What do I least like, the fucking stairs in the apartments that I rent there is always at least 967 floors and we are always on the top floor and there is no lift. You arrive home at 5 in the morning so drunk that you can not walk and you have 67777453 stairs to climb!

That and the smell of piss first thing in the morning about 11.00 a.m. as they are washing down the streets.

- Can you tell us some strange, funny experiences you have had during the festivals?

- Well most of them I have written about in my Fanzine "No Bullshit" which is on sale at Kukuxumusu shop this year. There is one story that I have yet to tell. It was back in 1982 that I came to Pamplona with an Irish guy Tony who worked with me at a Casino in London. I assume looking back that he was probably suffering from stress before he came to Pamplona. Every day he would get up early with the rest of the guys and we would drive into Pamplona from the campsite to run with the bulls. Tony did not run so he did not get that adrenilin boost. But he kept up with us drinking lots with little sleep. Over the course of the Fiestya, I did not notice but Tony started to go

slightly insane. There is a fine line in Pamplona and unfortunately Tony slipped over that line. Ther were a number of incidencts which will make amusing reading in the next issue of the No Bullshit

Fanzine, but would take uyp too much space here. But it then came to the situation that Tony was locked up in the San Fransisco Lunitic Asylum in Pamplona and I had to phone his wife and tel her to fly out.

"Hello Liz, Tony is a bit ill!"

" Has he broken a leg or something?"

"No he has not hurt himself but he is a bit ill."

"So why are you phoneing me?"

"Well I thought you could fly over."

"Why"

"Ah because Tony has gone insane!"

This was not the easiest of conversations and the trouble getting Tony out of the Asylum and back to the UK was also very amusing. I also had to get his car back to the UK, I did not drive at the time and his car had been towed away by the city police. I did not even know the make or the number nor have any documents relating to the car. Still I managed to find another Irish drunk who could drive and we got the car back by explaining it was a big fucking blue car! We paid the fine and got the car home. This is a short version of the whole tale but if anyone wants to buy me drinks and sit down in the gutter opposite Bar Txocos around midnight any night of the fiesta I will tell them it all in detail!

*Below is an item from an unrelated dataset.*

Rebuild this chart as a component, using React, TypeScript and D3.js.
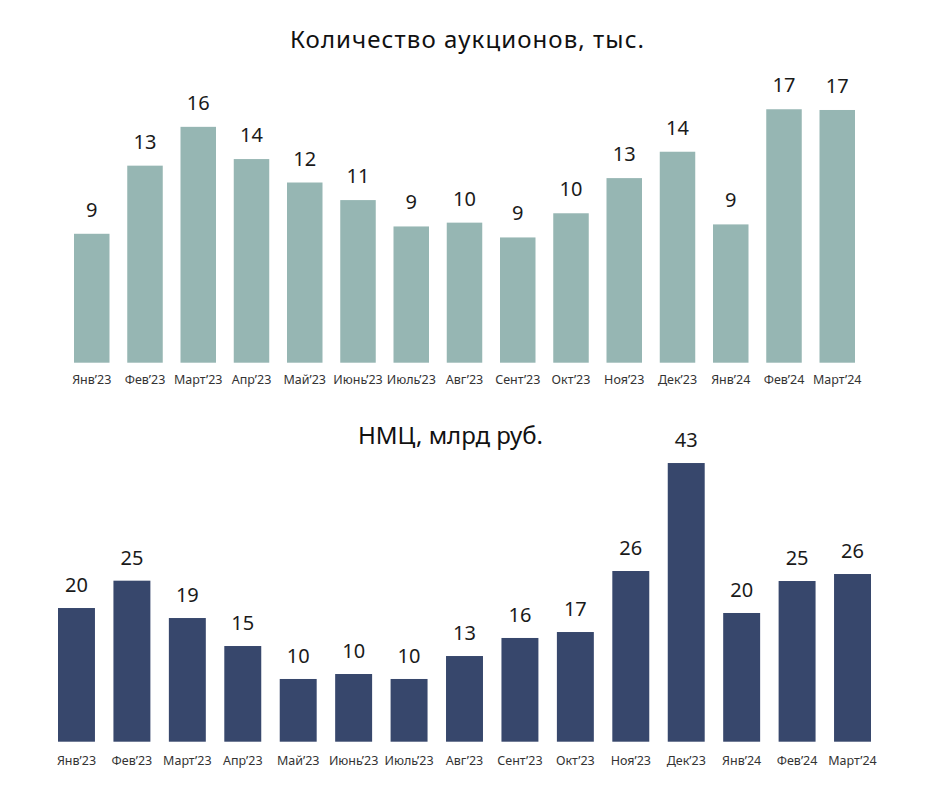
import * as d3 from 'd3'

const months = [
  'Янв’23', 'Фев’23', 'Март’23', 'Апр’23', 'Май’23', 'Июнь’23', 'Июль’23', 'Авг’23',
  'Сент’23', 'Окт’23', 'Ноя’23', 'Дек’23', 'Янв’24', 'Фев’24', 'Март’24',
]

// количество аукционов, тыс.
const auctions = [8.8, 13.45, 16.1, 13.9, 12.3, 11.1, 9.3, 9.56, 8.55, 10.2, 12.6, 14.4, 9.44, 17.3, 17.25]

// НМЦ, млрд руб.
const nmc = [20.44, 24.62, 18.91, 14.63, 9.59, 10.35, 9.59, 13.1, 15.86, 16.77, 26.1, 42.61, 19.68, 24.57, 25.64]

const W = 944
const H = 794
const FONT = '"Noto Sans", "DejaVu Sans", sans-serif'

interface PanelProps {
  title: string
  titleX: number
  titleY: number
  titleWidth: number
  values: number[]
  x0: number
  x1: number
  baseline: number
  pxPerUnit: number
  color: string
  labelGap: number
  tickY: number
}

function Panel({ title, titleX, titleY, titleWidth, values, x0, x1, baseline, pxPerUnit, color, labelGap, tickY }: PanelProps) {
  const x = d3.scaleBand<string>().domain(months).range([x0, x1]).paddingInner(1 / 3).paddingOuter(0)
  const y = d3.scaleLinear().domain([0, 50]).range([baseline, baseline - 50 * pxPerUnit])
  const fmt = (v: number) => String(Math.round(v))

  return (
    <g>
      <text
        x={titleX}
        y={titleY}
        textAnchor="middle"
        fontSize={24}
        fill="#111"
        fontFamily={FONT}
        textLength={titleWidth}
        lengthAdjust="spacing"
      >
        {title}
      </text>
      {values.map((v, i) => (
        <rect
          key={months[i]}
          x={x(months[i])}
          y={y(v)}
          width={x.bandwidth()}
          height={y(0) - y(v)}
          fill={color}
        />
      ))}
      {values.map((v, i) => (
        <text
          key={'l' + months[i]}
          x={(x(months[i]) ?? 0) + x.bandwidth() / 2}
          y={y(v) - labelGap}
          textAnchor="middle"
          fontSize={20}
          fill="#1a1a1a"
          fontFamily={FONT}
        >
          {fmt(v)}
        </text>
      ))}
      {months.map(m => (
        <text
          key={'t' + m}
          x={(x(m) ?? 0) + x.bandwidth() / 2}
          y={tickY}
          textAnchor="middle"
          fontSize={12.5}
          fill="#333"
          fontFamily={FONT}
        >
          {m}
        </text>
      ))}
    </g>
  )
}

export default function App() {
  return (
    <svg
      width={W}
      height={H}
      viewBox={`0 0 ${W} ${H}`}
      style={{ position: 'absolute', left: 0, top: 0, background: '#fff' }}
    >
      <Panel
        title="Количество аукционов, тыс."
        titleX={467}
        titleY={47.5}
        titleWidth={354}
        values={auctions}
        x0={74}
        x1={855}
        baseline={362.7}
        pxPerUnit={14.65}
        color="#96b6b3"
        labelGap={17}
        tickY={384}
      />
      <Panel
        title="НМЦ, млрд руб."
        titleX={450.5}
        titleY={444}
        titleWidth={185}
        values={nmc}
        x0={58}
        x1={871}
        baseline={741.7}
        pxPerUnit={6.54}
        color="#37476c"
        labelGap={16}
        tickY={764.5}
      />
    </svg>
  )
}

Another interesting tale was when I went to the Fiesta one year when I was inbetween wifes. I meet a rather accommodating Aussie girl and we started haveing a bit of a session a couple of hours after the Chupenatza. We were both very drunk at it was in the afternoon, we started making love on the slope of the hill that leads away from the Bullring. In the middle of our passion we started to roll down the hill and landed on the pavement with our trousers ropund our ankles. So what could we do.... we just crossed the road and continued the action on the grassy slope on the other side of the road. I was young and fit in those days.

- What would you say to a foreigner who is coming for the first time to the festivals?

- What they have to do is to find out as much as possible. Then can get a lot of information off this site. And they can access my site.http://users.powernet.co.uk/pamplona/ They should also get a copy of my guide to the Fiesta The No Bullshit Fanzine. They can order one by email graeme@pamplona.powernet.co.uk It is going to be the best party time that they will ever have. They must enjoy and meet people and have a good time without being an asshole. Information and contacting people is the key to having a good time. But in the end if you just turn up you will have a great time anyway.